In order to love, we have to have the faith, the confidence that God will make all things work for good, even though waiting for that good will be…challenging. For we must trust God through the pain, through what we perceive as evil, knowing that He is Lord, that He is our refuge, that we are protected, our hearts and minds, by Jesus. For as we dwell in Him, the Father surrounds us with peace, the peace that comes from finding refuge.
Lord, help us to trust you more than being repulsed by hatred… and help us love and sacrifice, that all would come to know You1
Escriva, Josemaria (2011-01-31). The Forge (Kindle Locations 1565-1570). Scepter Publishers. Kindle Edition.
Discussion/Devotional thought of the day:
” 12:21 Don’t let evil conquer you, but conquer evil by doing good. Romans 12:21 (NLT)
Consider this qutoe:
” The task for a Christian is to drown evil in an abundance of good. It is not a question of negative campaigns, or of being anti anything. On the contrary, we should live positively, full of optimism, with youthfulness, joy and peace. We should be understanding with everybody, with the followers of Christ and with those who abandon him, or do not know him at all. But understanding does not mean holding back, or remaining indifferent, but being active.” Escriva, Josemaria
We live in a world of “anti’s”, or at least people tell us constantly what they are against. The list is usually huge, and sometimes, if they think about it – inconsistent.

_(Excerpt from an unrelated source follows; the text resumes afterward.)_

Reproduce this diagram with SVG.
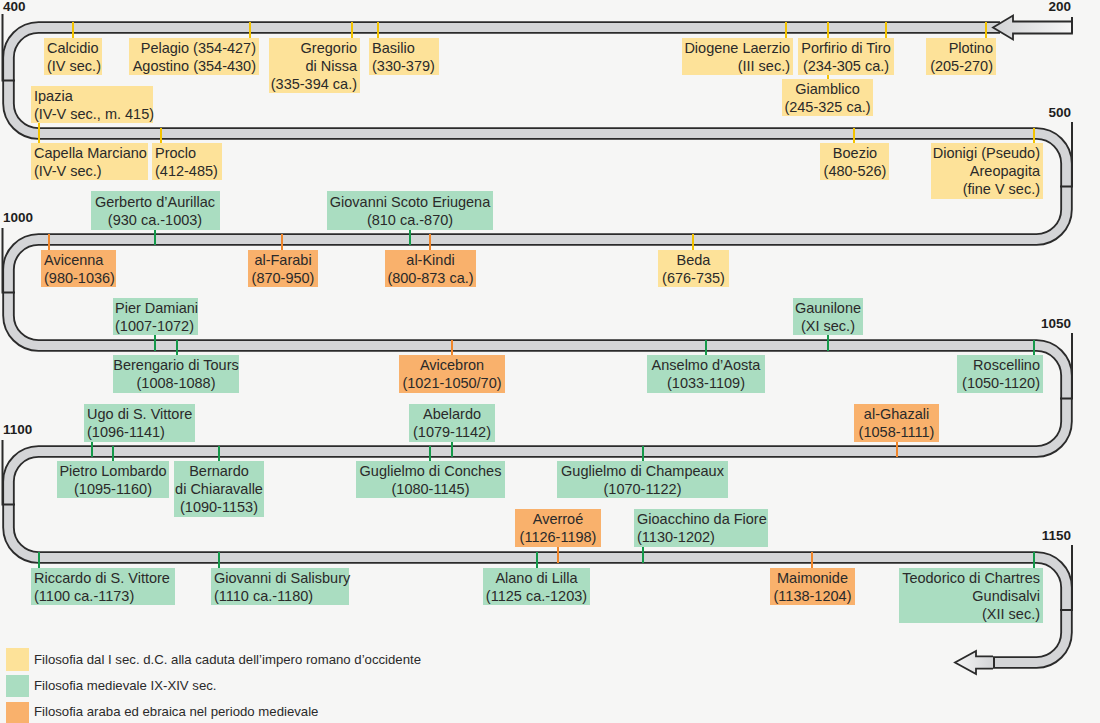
<svg xmlns="http://www.w3.org/2000/svg" width="1100" height="723" viewBox="0 0 1100 723">
<defs>
<style>
.t{font-family:"Liberation Sans",Arial,sans-serif;font-size:14.5px;fill:#2a2a2a}
.yr{font-family:"Liberation Sans",Arial,sans-serif;font-size:13.5px;font-weight:bold;fill:#1e1e1e}
.lg{font-family:"Liberation Sans",Arial,sans-serif;font-size:13.2px;fill:#2a2a2a}
.m{text-anchor:middle}.e{text-anchor:end}
.y{fill:#fde299}.g{fill:#aaddc1}.o{fill:#f9b16c}
.ty{stroke:#f3c300;stroke-width:2}.tg{stroke:#14994a;stroke-width:2}.to{stroke:#f0862a;stroke-width:2}
.mk{stroke:#2b2b2b;stroke-width:2;fill:none}
</style>
<linearGradient id="ga1" x1="993" y1="0" x2="1072" y2="0" gradientUnits="userSpaceOnUse"><stop offset="0" stop-color="#d2d3d5"/><stop offset="1" stop-color="#f6f6f6"/></linearGradient>
<linearGradient id="ga2" x1="955" y1="0" x2="992" y2="0" gradientUnits="userSpaceOnUse"><stop offset="0" stop-color="#f6f6f6"/><stop offset="1" stop-color="#d4d5d7"/></linearGradient>
</defs>
<rect width="1100" height="723" fill="#f6f6f5"/>
<g id="track">
<path d="M 1000 27.5 H 38.5 A 30 30 0 0 0 8.5 57.5 V 103.5 A 30 30 0 0 0 38.5 133.5 H 1036.5 A 30 30 0 0 1 1066.5 163.5 V 209.5 A 30 30 0 0 1 1036.5 239.5 H 38.5 A 30 30 0 0 0 8.5 269.5 V 315.5 A 30 30 0 0 0 38.5 345.5 H 1036.5 A 30 30 0 0 1 1066.5 375.5 V 421.5 A 30 30 0 0 1 1036.5 451.5 H 38.5 A 30 30 0 0 0 8.5 481.5 V 527.5 A 30 30 0 0 0 38.5 557.5 H 1036.5 A 30 30 0 0 1 1066.5 587.5 V 632.5 A 30 30 0 0 1 1036.5 662.5 H 990" fill="none" stroke="#2b2b2b" stroke-width="12.5"/>
<path d="M 1000 27.5 H 38.5 A 30 30 0 0 0 8.5 57.5 V 103.5 A 30 30 0 0 0 38.5 133.5 H 1036.5 A 30 30 0 0 1 1066.5 163.5 V 209.5 A 30 30 0 0 1 1036.5 239.5 H 38.5 A 30 30 0 0 0 8.5 269.5 V 315.5 A 30 30 0 0 0 38.5 345.5 H 1036.5 A 30 30 0 0 1 1066.5 375.5 V 421.5 A 30 30 0 0 1 1036.5 451.5 H 38.5 A 30 30 0 0 0 8.5 481.5 V 527.5 A 30 30 0 0 0 38.5 557.5 H 1036.5 A 30 30 0 0 1 1066.5 587.5 V 632.5 A 30 30 0 0 1 1036.5 662.5 H 995" fill="none" stroke="#d4d5d7" stroke-width="8.8"/>
<polygon points="993,27.5 1013,15.5 1013,21.5 1072,21.5 1072,33.5 1013,33.5 1013,39.5" fill="url(#ga1)" stroke="#2b2b2b" stroke-width="1.8" stroke-linejoin="miter"/>
<polygon points="955,662.5 976,651 976,656.3 993,656.3 993,668.7 976,668.7 976,674" fill="url(#ga2)"/>
<path d="M 993 656.3 H 976 V 651 L 955 662.5 L 976 674 V 668.7 H 993" fill="none" stroke="#2b2b2b" stroke-width="1.8"/>
<path class="mk" d="M 2.5 14 V 80.5 H 15 M 2.5 228 V 292.5 H 15 M 2.5 440 V 504.5 H 15 M 1072 17 V 33 M 1072 122 V 186.5 H 1060 M 1072 333 V 398.5 H 1060 M 1072 545 V 610 H 1060"/>
<text class="yr e" x="1071" y="11">200</text>
<text class="yr" x="3" y="11">400</text>
<text class="yr e" x="1071" y="117">500</text>
<text class="yr" x="3" y="222">1000</text>
<text class="yr e" x="1071" y="328">1050</text>
<text class="yr" x="3" y="434">1100</text>
<text class="yr e" x="1071" y="540">1150</text>
</g>
<g id="connectors">
<line class="ty" x1="73" y1="22" x2="73" y2="38"/>
<line class="ty" x1="250" y1="22" x2="250" y2="38"/>
<line class="ty" x1="352" y1="22" x2="352" y2="38"/>
<line class="ty" x1="378" y1="22" x2="378" y2="38"/>
<line class="ty" x1="786" y1="22" x2="786" y2="38"/>
<line class="ty" x1="828" y1="22" x2="828" y2="79"/>
<line class="ty" x1="886" y1="22" x2="886" y2="38"/>
<line class="ty" x1="986" y1="22" x2="986" y2="38"/>
<line class="ty" x1="39" y1="122" x2="39" y2="143"/>
<line class="ty" x1="161" y1="128" x2="161" y2="143"/>
<line class="ty" x1="854" y1="128" x2="854" y2="143"/>
<line class="ty" x1="1034" y1="128" x2="1034" y2="143"/>
<line class="tg" x1="155" y1="230" x2="155" y2="245"/>
<line class="tg" x1="410" y1="230" x2="410" y2="245"/>
<line class="to" x1="49" y1="234" x2="49" y2="250"/>
<line class="to" x1="282" y1="234" x2="282" y2="250"/>
<line class="to" x1="430" y1="234" x2="430" y2="250"/>
<line class="ty" x1="693" y1="234" x2="693" y2="250"/>
<line class="tg" x1="155" y1="335" x2="155" y2="351"/>
<line class="tg" x1="828" y1="335" x2="828" y2="351"/>
<line class="tg" x1="177" y1="340" x2="177" y2="355"/>
<line class="to" x1="452" y1="340" x2="452" y2="355"/>
<line class="tg" x1="706" y1="340" x2="706" y2="355"/>
<line class="tg" x1="1034" y1="340" x2="1034" y2="355"/>
<line class="tg" x1="92" y1="442" x2="92" y2="457"/>
<line class="tg" x1="452" y1="442" x2="452" y2="457"/>
<line class="to" x1="897" y1="442" x2="897" y2="457"/>
<line class="tg" x1="113" y1="446" x2="113" y2="461"/>
<line class="tg" x1="219" y1="446" x2="219" y2="461"/>
<line class="tg" x1="430" y1="446" x2="430" y2="461"/>
<line class="tg" x1="643" y1="446" x2="643" y2="461"/>
<line class="to" x1="558" y1="547" x2="558" y2="563"/>
<line class="tg" x1="643" y1="547" x2="643" y2="563"/>
<line class="tg" x1="39" y1="552" x2="39" y2="568"/>
<line class="tg" x1="219" y1="552" x2="219" y2="568"/>
<line class="tg" x1="537" y1="552" x2="537" y2="568"/>
<line class="to" x1="812" y1="552" x2="812" y2="568"/>
<line class="tg" x1="1034" y1="552" x2="1034" y2="568"/>
</g>
<g id="calcidio"><rect class="y" x="44" y="38" width="58" height="37"/><text class="t" x="47" y="52.5">Calcidio</text><text class="t" x="47" y="70.5">(IV sec.)</text></g>
<g id="pelagio-agostino"><rect class="y" x="129" y="38" width="130" height="37"/><text class="t e" x="256" y="52.5">Pelagio (354-427)</text><text class="t e" x="256" y="70.5">Agostino (354-430)</text></g>
<g id="gregorio"><rect class="y" x="269" y="38" width="91" height="55"/><text class="t e" x="357" y="52.5">Gregorio</text><text class="t e" x="357" y="70.5">di Nissa</text><text class="t e" x="357" y="88.5">(335-394 ca.)</text></g>
<g id="basilio"><rect class="y" x="369" y="38" width="70" height="37"/><text class="t" x="372" y="52.5">Basilio</text><text class="t" x="372" y="70.5">(330-379)</text></g>
<g id="diogene"><rect class="y" x="682" y="38" width="111" height="37"/><text class="t e" x="790" y="52.5">Diogene Laerzio</text><text class="t e" x="790" y="70.5">(III sec.)</text></g>
<g id="porfirio"><rect class="y" x="798" y="38" width="96" height="37"/><text class="t m" x="846" y="52.5">Porfirio di Tiro</text><text class="t m" x="846" y="70.5">(234-305 ca.)</text></g>
<g id="giamblico"><rect class="y" x="782" y="79" width="91" height="37"/><text class="t m" x="827.5" y="93.5">Giamblico</text><text class="t m" x="827.5" y="111.5">(245-325 ca.)</text></g>
<g id="plotino"><rect class="y" x="926" y="38" width="70" height="37"/><text class="t e" x="993" y="52.5">Plotino</text><text class="t e" x="993" y="70.5">(205-270)</text></g>
<g id="ipazia"><rect class="y" x="31" y="86" width="122" height="37"/><text class="t" x="34" y="100.5">Ipazia</text><text class="t" x="34" y="118.5">(IV-V sec., m. 415)</text></g>
<g id="capella"><rect class="y" x="31" y="143" width="117" height="37"/><text class="t" x="34" y="157.5">Capella Marciano</text><text class="t" x="34" y="175.5">(IV-V sec.)</text></g>
<g id="proclo"><rect class="y" x="152" y="143" width="70" height="37"/><text class="t" x="155" y="157.5">Proclo</text><text class="t" x="155" y="175.5">(412-485)</text></g>
<g id="boezio"><rect class="y" x="820" y="143" width="69" height="37"/><text class="t m" x="855" y="157.5">Boezio</text><text class="t m" x="855" y="175.5">(480-526)</text></g>
<g id="dionigi"><rect class="y" x="931" y="143" width="112" height="56"/><text class="t e" x="1040" y="157.5">Dionigi (Pseudo)</text><text class="t e" x="1040" y="175.5">Areopagita</text><text class="t e" x="1040" y="193.5">(fine V sec.)</text></g>
<g id="gerberto"><rect class="g" x="91" y="191" width="129" height="39"/><text class="t m" x="155" y="206.5">Gerberto d’Aurillac</text><text class="t m" x="155" y="224.5">(930 ca.-1003)</text></g>
<g id="scoto"><rect class="g" x="327" y="191" width="166" height="39"/><text class="t m" x="410" y="206.5">Giovanni Scoto Eriugena</text><text class="t m" x="410" y="224.5">(810 ca.-870)</text></g>
<g id="avicenna"><rect class="o" x="41" y="250" width="75" height="37"/><text class="t" x="44" y="264.5">Avicenna</text><text class="t" x="44" y="282.5">(980-1036)</text></g>
<g id="farabi"><rect class="o" x="248" y="250" width="70" height="37"/><text class="t m" x="283" y="264.5">al-Farabi</text><text class="t m" x="283" y="282.5">(870-950)</text></g>
<g id="kindi"><rect class="o" x="385" y="250" width="91" height="37"/><text class="t m" x="430.5" y="264.5">al-Kindi</text><text class="t m" x="430.5" y="282.5">(800-873 ca.)</text></g>
<g id="beda"><rect class="y" x="658" y="250" width="71" height="37"/><text class="t m" x="693.5" y="264.5">Beda</text><text class="t m" x="693.5" y="282.5">(676-735)</text></g>
<g id="damiani"><rect class="g" x="113" y="298" width="85" height="37"/><text class="t" x="115" y="312.5">Pier Damiani</text><text class="t" x="115" y="330.5">(1007-1072)</text></g>
<g id="gaunilone"><rect class="g" x="793" y="298" width="70" height="37"/><text class="t m" x="828" y="312.5">Gaunilone</text><text class="t m" x="828" y="330.5">(XI sec.)</text></g>
<g id="berengario"><rect class="g" x="113" y="355" width="126" height="38"/><text class="t m" x="176" y="369.5">Berengario di Tours</text><text class="t m" x="176" y="387.5">(1008-1088)</text></g>
<g id="avicebron"><rect class="o" x="399" y="355" width="106" height="38"/><text class="t m" x="452" y="369.5">Avicebron</text><text class="t m" x="452" y="387.5">(1021-1050/70)</text></g>
<g id="anselmo"><rect class="g" x="647" y="355" width="118" height="38"/><text class="t m" x="706" y="369.5">Anselmo d’Aosta</text><text class="t m" x="706" y="387.5">(1033-1109)</text></g>
<g id="roscellino"><rect class="g" x="957" y="355" width="86" height="38"/><text class="t e" x="1040" y="369.5">Roscellino</text><text class="t e" x="1040" y="387.5">(1050-1120)</text></g>
<g id="ugo"><rect class="g" x="84" y="404" width="111" height="38"/><text class="t" x="87" y="418.5">Ugo di S. Vittore</text><text class="t" x="87" y="436.5">(1096-1141)</text></g>
<g id="abelardo"><rect class="g" x="409" y="404" width="86" height="38"/><text class="t m" x="452" y="418.5">Abelardo</text><text class="t m" x="452" y="436.5">(1079-1142)</text></g>
<g id="ghazali"><rect class="o" x="854" y="404" width="85" height="38"/><text class="t m" x="896.5" y="418.5">al-Ghazali</text><text class="t m" x="896.5" y="436.5">(1058-1111)</text></g>
<g id="lombardo"><rect class="g" x="57" y="461" width="112" height="37"/><text class="t m" x="113" y="475.5">Pietro Lombardo</text><text class="t m" x="113" y="493.5">(1095-1160)</text></g>
<g id="bernardo"><rect class="g" x="174" y="461" width="90" height="56"/><text class="t m" x="219" y="475.5">Bernardo</text><text class="t m" x="219" y="493.5">di Chiaravalle</text><text class="t m" x="219" y="511.5">(1090-1153)</text></g>
<g id="conches"><rect class="g" x="356" y="461" width="149" height="37"/><text class="t m" x="430.5" y="475.5">Guglielmo di Conches</text><text class="t m" x="430.5" y="493.5">(1080-1145)</text></g>
<g id="champeaux"><rect class="g" x="557" y="461" width="171" height="37"/><text class="t m" x="642.5" y="475.5">Guglielmo di Champeaux</text><text class="t m" x="642.5" y="493.5">(1070-1122)</text></g>
<g id="averroe"><rect class="o" x="515" y="509" width="86" height="38"/><text class="t m" x="558" y="523.5">Averroé</text><text class="t m" x="558" y="541.5">(1126-1198)</text></g>
<g id="gioacchino"><rect class="g" x="634" y="509" width="134" height="38"/><text class="t" x="637" y="523.5">Gioacchino da Fiore</text><text class="t" x="637" y="541.5">(1130-1202)</text></g>
<g id="riccardo"><rect class="g" x="31" y="568" width="144" height="37"/><text class="t" x="34" y="582.5">Riccardo di S. Vittore</text><text class="t" x="34" y="600.5">(1100 ca.-1173)</text></g>
<g id="salisbury"><rect class="g" x="211" y="568" width="138" height="37"/><text class="t" x="214" y="582.5">Giovanni di Salisbury</text><text class="t" x="214" y="600.5">(1110 ca.-1180)</text></g>
<g id="alano"><rect class="g" x="483" y="568" width="107" height="37"/><text class="t m" x="536.5" y="582.5">Alano di Lilla</text><text class="t m" x="536.5" y="600.5">(1125 ca.-1203)</text></g>
<g id="maimonide"><rect class="o" x="770" y="568" width="85" height="37"/><text class="t m" x="812.5" y="582.5">Maimonide</text><text class="t m" x="812.5" y="600.5">(1138-1204)</text></g>
<g id="teodorico"><rect class="g" x="899" y="568" width="144" height="55"/><text class="t e" x="1040" y="582.5">Teodorico di Chartres</text><text class="t e" x="1040" y="600.5">Gundisalvi</text><text class="t e" x="1040" y="618.5">(XII sec.)</text></g>
<g id="legend">
<rect class="y" x="6" y="648" width="23" height="23"/><text class="lg" x="34" y="663.5">Filosofia dal I sec. d.C. alla caduta dell’impero romano d’occidente</text>
<rect class="g" x="6" y="675" width="23" height="22"/><text class="lg" x="34" y="689.5">Filosofia medievale IX-XIV sec.</text>
<rect class="o" x="6" y="702" width="23" height="21"/><text class="lg" x="34" y="715.5">Filosofia araba ed ebraica nel periodo medievale</text>
</g>
</svg>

Often these “anti” positions are based in creating a strong defense, striking out against what is perceived to attack them, or limit them, or taking away that which they think they need. The problem, as Escriva notes – is that to be so defined by “anti” never defines us positively. Focusing on what we hate, or can’t tolerate, being constantly on the defensive, leaves us at the end of the day empty.
The option, some would maintain, is being passive. That being positive means toleration, that means compromise, that means we abandon our defensive, and open ourselves to being beaten, scorned, betrayed and hurt. Or that we allow others to force their ideas upon us, and we meekly (a word misunderstood) accept their position. If this were true, then the cross is the ultimate form of weakness, but it isn’t. It was a choice. It was a matter of embracing us, that we would be changed.
Such is the activity of overcoming evil with good, and overcoming hatred with love. it’s going the extra mile with those who demand our service, simply because it gives us more time to reflect on them the love of Christ. For that is what matters, and that is what changes people. It is deliberately choosing to serve – not in view of backing down or compromising to keep the peace – but to show the love of Christ.
It’s not easy.. no where near as easy as being “anti” and standing in a place of judgment and condemnation. But instead finding the strength to love, to serve, to overcome.
Lord, even as You have mercy help us to reflect that mercy… and to have the strength to show it.